Coke’s new drink is competing with similar drinks from rivals Pepsi-Cola Inc., based in Purchase, N.Y., and Pepsi subsidiary SoBe Beverage Co. Pepsi recently rolled out a flavored milk-based drink for schools called Raging Cow, while SoBe introduced a chocolate milk-based drink last year called Love Bus Brew.

An 11-ounce can of Swerve comes in chocolate, Vanana (vanilla-banana), and Blooo (blueberry). It has 130 to 150 calories, 0.5 grams of fat, 27 grams of sugar, and 115 milligrams of sodium.

In comparison, a 12-ounce serving of skim milk has 129 calories, 0.6 grams of fat, 16.5 grams of sugar, and 195 milligrams of sodium.

“We do observe a policy to keep commercialism out of the classroom,” Ms. Bjorhus said. “There are no marketing programs encouraging increased beverage consumption in schools. It’s a need for more variety and choice in schools.”

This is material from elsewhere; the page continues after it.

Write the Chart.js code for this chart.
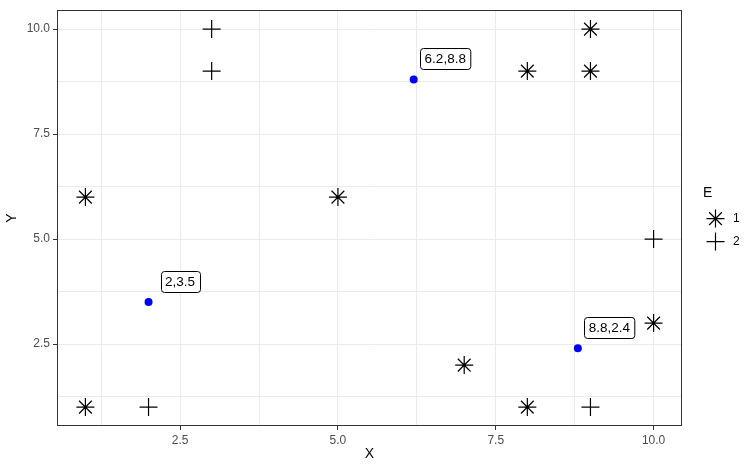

But Mr. Boyles, the Georgia professor, said Coke’s new moves in the education world were an example of how corporations have successfully enmeshed themselves in the school environment by marketing to students and offering cash-strapped schools ways to generate revenue through vending machine sales.

“You can trace corporate influence back to the 1920s, but it’s become grotesquely obvious in the past 10 years,” he said. “What we have now is an ingrained idea that public schools exist for private profit.”